卧槽泥马和“娘希匹”


     以前在“政通人和”之机,我们从电影或别的主流媒体上能看到的骂人话,就是前朝蒋总统的“娘希匹”,按说蒋是宁波奉化人士,离我的老家绍兴不远。但是百里不同俗,就骂人这点,与绍兴已经有很大的不同。因为我们绍兴人似乎不是这么骂的。

     读的书多了,发现领导人都比较喜欢骂人,一个有性格的人,怎么可能不爱骂人呢?比如毛主席在延安的时候直接就说教条主义比屎还不如,屎可以肥田,那些本本什么用也没有。

     最夸张的就是毛主席和彭德怀的对骂,比如说1959年庐山会议批彭德怀,毛泽东说,彭几十年以来和我是三七开。就是说七分不合作,三分合作。这个话说得是很不客观的,而且说得太重。彭德怀不能接受,说五五开行不行?毛泽东说,不行,就是三七开。这时候就顶上牛了,互不相让,不可开交,几乎是对骂起来,彭德怀说:“在延安你操了我40天的娘,现在我操你20天的娘还不行吗?”毛泽东说:“(延安时)华北座谈会操了40天娘,补足20天,这次也40天!满足操娘要求,操够……”

     虽然,语言不美,两人的性格彰显无遗。

     出于维护绍兴文化的高雅性的考虑,切实执行抵制网络低俗出发,我就不在这里介绍绍兴丰富的骂人文化了。

     不过,前几年去奉化的时候,看完胡兰成曾经写到的“雪窦寺”和蒋府后面的百丈岩之后,记忆最深的是当地的一句笑话,说宁波的发展“一靠妓女,二靠警察,三靠XX功”,众皆大惊,后一打听,原来是“一靠机遇,二靠政策,三靠北仑港”。语言的丰富性有时候一定要通过一种粗俗的方式来表达。

    网络语言,肯定是最有趣的,因为它有最大的参与性。

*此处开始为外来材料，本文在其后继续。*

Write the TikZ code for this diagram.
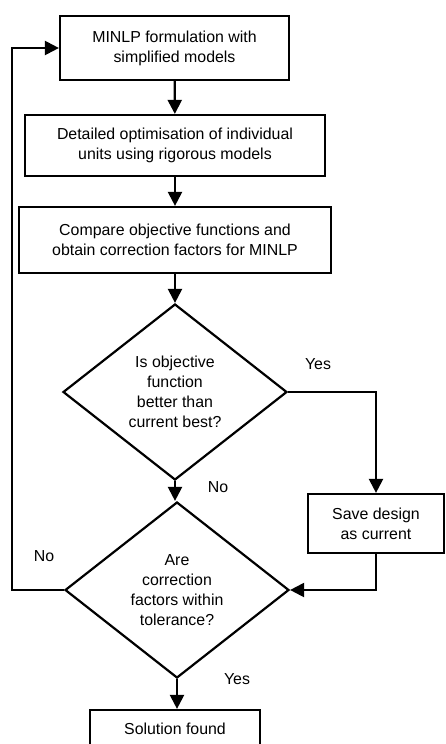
\documentclass[tikz,border=0pt]{standalone}
\usepackage{fontspec}
\setmainfont{Liberation Sans}
\usetikzlibrary{shapes.geometric,arrows.meta}

\tikzset{
  procbox/.style={draw,line width=2.2pt,align=center,inner sep=0pt},
  decision/.style={draw,diamond,line width=2.2pt,align=center,inner sep=0pt,
    aspect=1.27,minimum width=224pt,minimum height=176pt},
  flow/.style={line width=2.2pt,-{Triangle[length=14pt,width=14pt]}},
  lbl/.style={inner sep=0pt}
}

\begin{document}
\begin{tikzpicture}[x=1pt,y=-1pt,font=\fontsize{15.9}{20}\selectfont]
				\useasboundingbox (0,0) rectangle (446,744);
				% process boxes
				\node[procbox,minimum width=229pt,minimum height=64pt] (minlp) at (174.5,48) {MINLP formulation with\\simplified models};
				\node[procbox,minimum width=300pt,minimum height=61pt] (detail) at (175,145.5) {Detailed optimisation of individual\\units using rigorous models};
				\node[procbox,minimum width=312pt,minimum height=66pt] (compare) at (175,240) {Compare objective functions and\\obtain correction factors for MINLP};
				% decisions
				\node[decision] (better) at (175,392) {Is objective\\function\\better than\\current best?};
				\node[decision] (tol) at (177,590) {Are\\correction\\factors within\\tolerance?};
				\node[procbox,minimum width=136pt,minimum height=59pt] (save) at (376,523.5) {Save design\\as current};
				\node[procbox,minimum width=170pt,minimum height=38pt] (sol) at (175,729) {Solution found};
				\coordinate (loop) at (12,590);
				% connectors
				\draw[flow] (minlp) -- (detail);
				\draw[flow] (detail) -- (compare);
				\draw[flow] (compare) -- (better);
				\draw[flow] (better.south) -- (better.south |- tol.north);
				\draw[flow] (better.east) -| (save.north);
				\draw[flow] (save.south) |- (tol.east);
				\draw[flow] (tol.west) -- (loop) |- (minlp.west);
				\draw[flow] (tol.south) -- (tol.south |- sol.north);
				% labels
				\node[lbl] (yes1) at (318,364) {Yes};
				\node[lbl] (no1) at (218,487) {No};
				\node[lbl] (no2) at (44,556) {No};
				\node[lbl] (yes2) at (237,679) {Yes};
			\end{tikzpicture}
\end{document}
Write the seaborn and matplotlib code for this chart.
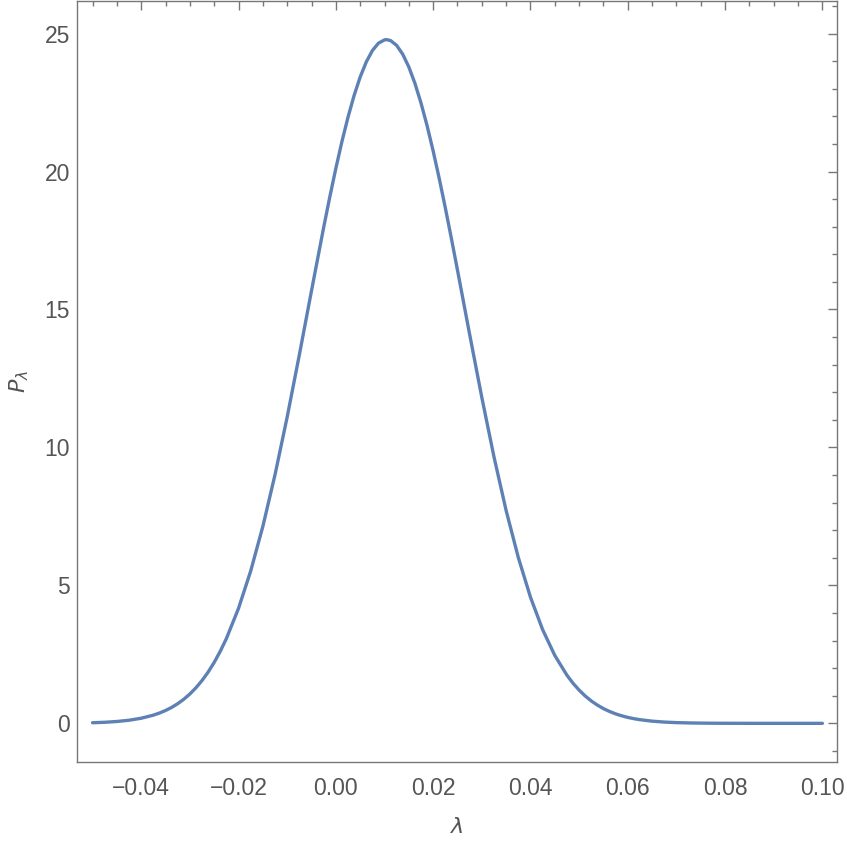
import numpy as np
import pandas as pd
import seaborn as sns
import matplotlib.pyplot as plt
from matplotlib.ticker import MultipleLocator

sns.set_theme(style="white")
plt.rcParams['font.family'] = ['Liberation Sans', 'DejaVu Sans']
plt.rcParams['mathtext.fontset'] = 'dejavusans'

# values
lam = [-0.05, -0.0475, -0.045, -0.0425, -0.04, -0.0375, -0.035, -0.0325,
       -0.03, -0.0275, -0.025, -0.0225, -0.02, -0.0175, -0.015, -0.0125,
       -0.01, -0.0075, -0.005, -0.0025, 0.0, 0.0025, 0.005, 0.0075,
       0.01, 0.0125, 0.015, 0.0175, 0.02, 0.0225, 0.025, 0.0275,
       0.03, 0.0325, 0.035, 0.0375, 0.04, 0.0425, 0.045, 0.0475,
       0.05, 0.0525, 0.055, 0.0575, 0.06, 0.0625, 0.065, 0.0675,
       0.07, 0.0725, 0.075, 0.0775, 0.08, 0.0825, 0.085, 0.0875,
       0.09, 0.0925, 0.095, 0.0975, 0.10]
p_lam = [0.022, 0.038, 0.067, 0.112, 0.185, 0.297, 0.465, 0.712,
         1.064, 1.552, 2.209, 3.071, 4.168, 5.521, 7.139, 9.011,
         11.104, 13.356, 15.682, 17.976, 20.114, 21.969, 23.424, 24.381,
         24.77, 24.57, 23.789, 22.484, 20.744, 18.683, 16.425, 14.097,
         11.811, 9.659, 7.711, 6.010, 4.572, 3.395, 2.461, 1.742,
         1.204, 0.811, 0.534, 0.343, 0.215, 0.132, 0.079, 0.046,
         0.026, 0.015, 0.008, 0.004, 0.002, 0.001, 0.0, 0.0,
         0.0, 0.0, 0.0, 0.0, 0.0]

# extra readings where the curve bends most
lam_fine = [-0.03625, -0.03375, -0.03125, -0.02875, -0.02625, -0.02375,
            -0.00125, 0.00125, 0.00375, 0.00625, 0.00875, 0.0104, 0.01125,
            0.01375, 0.01625, 0.01875, 0.02125, 0.02375,
            0.04875, 0.05125, 0.05375, 0.05625, 0.05875, 0.06125]
p_fine = [0.373, 0.577, 0.873, 1.289, 1.857, 2.613,
          19.072, 21.085, 22.754, 23.970, 24.650, 24.78, 24.746,
          24.249, 23.197, 21.662, 19.746, 17.571,
          1.452, 0.991, 0.661, 0.430, 0.273, 0.169]

data = pd.DataFrame({"lambda": lam + lam_fine, "P": p_lam + p_fine})
data = data.sort_values("lambda").reset_index(drop=True)

fig = plt.figure(figsize=(8.47, 8.47), dpi=100)
ax = fig.add_axes([0.0909, 0.1004, 0.8973, 0.8981])

sns.lineplot(x="lambda", y="P", data=data, color="#5E81B5", linewidth=2.4,
             sort=False, ax=ax)

ax.set_xlim(-0.0532, 0.1030)
ax.set_ylim(-1.40, 26.17)

ax.xaxis.set_major_locator(MultipleLocator(0.02))
ax.xaxis.set_minor_locator(MultipleLocator(0.005))
ax.yaxis.set_major_locator(MultipleLocator(5))
ax.yaxis.set_minor_locator(MultipleLocator(1))
ax.xaxis.set_major_formatter(plt.FuncFormatter(lambda v, _: f"{v:.2f}".replace("-", "\u2212")))

frame = "#777777"
for s in ax.spines.values():
    s.set_color(frame)
    s.set_linewidth(1.0)

ax.tick_params(which="both", direction="in", top=True, right=True,
               color=frame, width=1.0, labelsize=16.5, labelcolor="#555555")
ax.tick_params(which="major", length=6.5)
ax.tick_params(which="minor", length=3.6)
ax.tick_params(axis="x", which="major", pad=11)
ax.tick_params(axis="y", which="major", pad=5)

ax.set_xlabel(r"$\lambda$", fontsize=16, color="#555555", labelpad=12)
ax.set_ylabel(r"$P_\lambda$", fontsize=16, color="#555555", labelpad=10)

fig.savefig("out.png", dpi=100)
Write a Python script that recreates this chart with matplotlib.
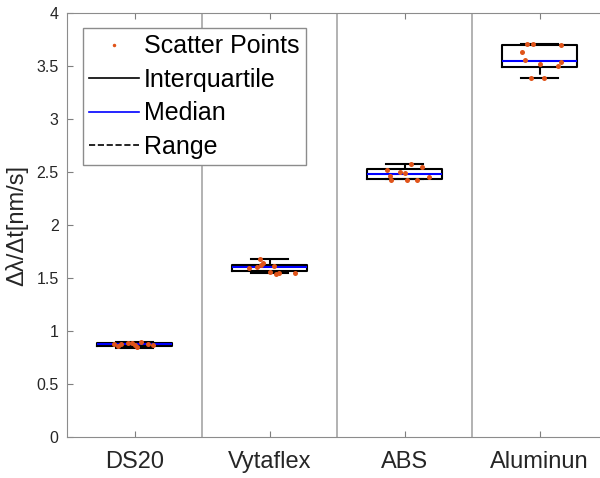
import matplotlib
matplotlib.use("Agg")
import matplotlib.pyplot as plt
from matplotlib.lines import Line2D

plt.rcParams['font.family'] = ['Liberation Sans', 'DejaVu Sans']

categories = ["DS20", "Vytaflex", "ABS", "Aluminun"]

# box statistics
q1 = [0.86, 1.565, 2.43, 3.49]
med = [0.875, 1.600, 2.48, 3.55]
q3 = [0.89, 1.625, 2.525, 3.70]
lo = [0.84, 1.55, 2.43, 3.39]
hi = [0.90, 1.68, 2.58, 3.71]

# scatter points (x offsets from category centre, values)
pts_dx = [
    [-0.15, -0.10, -0.05, 0.00, 0.05, 0.10, -0.12, 0.02, 0.14, -0.02],
    [-0.07, -0.06, -0.09, -0.15, 0.03, 0.00, 0.05, 0.07, 0.19, -0.05],
    [0.05, 0.13, -0.13, 0.00, -0.11, -0.10, 0.02, 0.09, 0.18, -0.03],
    [-0.09, -0.05, 0.16, -0.13, -0.11, 0.00, 0.16, 0.14, -0.06, 0.03],
]
pts_y = [
    [0.875, 0.88, 0.89, 0.87, 0.90, 0.88, 0.86, 0.85, 0.87, 0.89],
    [1.676, 1.62, 1.607, 1.59, 1.615, 1.56, 1.54, 1.55, 1.55, 1.64],
    [2.58, 2.55, 2.52, 2.49, 2.46, 2.42, 2.42, 2.42, 2.45, 2.50],
    [3.71, 3.71, 3.70, 3.63, 3.56, 3.52, 3.54, 3.50, 3.39, 3.39],
]

fig = plt.figure(figsize=(6.0, 4.78), dpi=100)
ax = fig.add_axes([67 / 600, 41 / 478, 540 / 600, 424 / 478])

pos = list(range(1, len(categories) + 1))
stats = []
for i in range(len(categories)):
    stats.append({"q1": q1[i], "med": med[i], "q3": q3[i],
                  "whislo": lo[i], "whishi": hi[i], "fliers": []})

ax.bxp(stats, positions=pos, widths=0.56, showfliers=False,
       boxprops=dict(color="black", linewidth=1.5),
       medianprops=dict(color="#0000ff", linewidth=1.5),
       whiskerprops=dict(color="black", linewidth=1.5, linestyle="--"),
       capprops=dict(color="black", linewidth=1.5),
       capwidths=0.28, zorder=3)

for i, p in enumerate(pos):
    xs = [p + d for d in pts_dx[i]]
    ax.plot(xs, pts_y[i], "o", color="#e0541a", markersize=3.6,
            markeredgewidth=0, zorder=4)

for x in [1.5, 2.5, 3.5]:
    ax.axvline(x, color="#a6a6a6", linewidth=1.2, zorder=1)

ax.set_xlim(0.5, 4.5)
ax.set_ylim(0, 4)
ax.set_xticks(pos)
ax.set_xticklabels(categories, fontsize=17)
ax.set_yticks([0, 0.5, 1, 1.5, 2, 2.5, 3, 3.5, 4])
ax.set_yticklabels(["0", "0.5", "1", "1.5", "2", "2.5", "3", "3.5", "4"], fontsize=11.5)
ax.tick_params(direction="in", length=4, color="#7f7f7f", top=True,
               labelcolor="#262626")
ax.tick_params(axis="x", pad=10)
ax.tick_params(axis="y", pad=6)
for s in ax.spines.values():
    s.set_color("#8c8c8c")
ax.set_ylabel("Δλ/Δt[nm/s]", fontsize=17, color="#262626", labelpad=6)

handles = [
    Line2D([], [], linestyle="none", marker=".", color="#e0541a", markersize=3),
    Line2D([], [], color="black", linewidth=1.2),
    Line2D([], [], color="#0000ff", linewidth=1.2),
    Line2D([], [], color="black", linewidth=1.2, linestyle="--"),
]
labels = ["Scatter Points", "Interquartile", "Median", "Range"]
leg = ax.legend(handles, labels, loc="upper left", bbox_to_anchor=(0.0296, 0.9646),
                borderaxespad=0, fontsize=18, handlelength=2.0, handletextpad=0.2,
                borderpad=0.25, labelspacing=0.38, numpoints=1, fancybox=False,
                framealpha=1, edgecolor="#8c8c8c")
leg.get_frame().set_linewidth(1.0)

fig.savefig("out.png", dpi=100)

自然创造力蓬勃。上网者的身份“相对隐蔽”性,造成的一种发泄快感,在管制性社会更有特别的刺激力。因此,治理网络低俗,这不但不可能,而且当这种治理变成变相的控制的时候,“关键词”的控制这样的方法的作用,不敢乐观。

    最近网络最流行的就是一种动物“草泥马”,在网络,这种动物已经被“植入”动物世界,在众多的名词解释中,他被解释成有许多层次组成的动物系列,比如还有“卧槽泥马”,和“狂槽泥马”。并说这样的东西生活在环境恶劣的“玛勒戈壁”上。且网络上制造了许多假的典故来“说明”这些东西的出处。

   在北方,这样的话,马上会被人心领神会,知道这些话是要讲什么,但是,在“娘希匹”的奉化或南方,就需要耐心提醒才有可能被理解,且也不会觉得好笑。前两天吾友老顽直接把他转换成骂人话,就失去了喜剧效果,可见杭州人对这个问题处理不当。这样的不当又被上海人以更好玩方式表现了一下。

    3月4日,上海市委机关报《解放日报》刊载一则问答文章,解释“卧槽泥马”的含义。这篇文章是说,很多人因金融危机推迟了跳槽计划而老老实实地“卧槽”。

   “卧槽一词,本为中国象棋里的一杀招,指的是进到底象前一格位置的马”,和最近几年形容职场转换跑道的“跳槽”一词相对应。

   但在网络上,“卧槽”这个词早就有了另一层含义。这些或许不被南方的报纸编辑所了解,所以解放日报的文章写道:卧槽与跳槽并非完全对立,否则就可能变成一匹‘卧槽泥马’。该作者一本正经地引用网上伪托的作品云卧槽泥马出自《战国策》”。(伪“《战国策.楚策四》——伯乐多良马,其有邻亚犁,曾与人言:‘我亦善识马,有一骏马,伯乐不及’。人皆疑,欲观之。亚犁恐,乃以草泥置一卧马于槽中。众人视之笑其蠢,皆曰:‘此何良驹,卧槽泥马尔’。” )

   今天早上跟上海的一个宣传部领导说起这个事,他还不知道网上已经对上海“党报”将这个词“善意推广”吵翻了天。看来各地宣传部门的领导人需要专门进行网络语言培训,特别是不同地方的骂人话一定要仔细了解。以免一面清除网络低俗,另一面又在正而八经地推广。

    孔老师说得好,要网络不低俗,就好比让二人转宣传主旋律, 是弄错了地方。

    更何况“低俗”只是一个借口。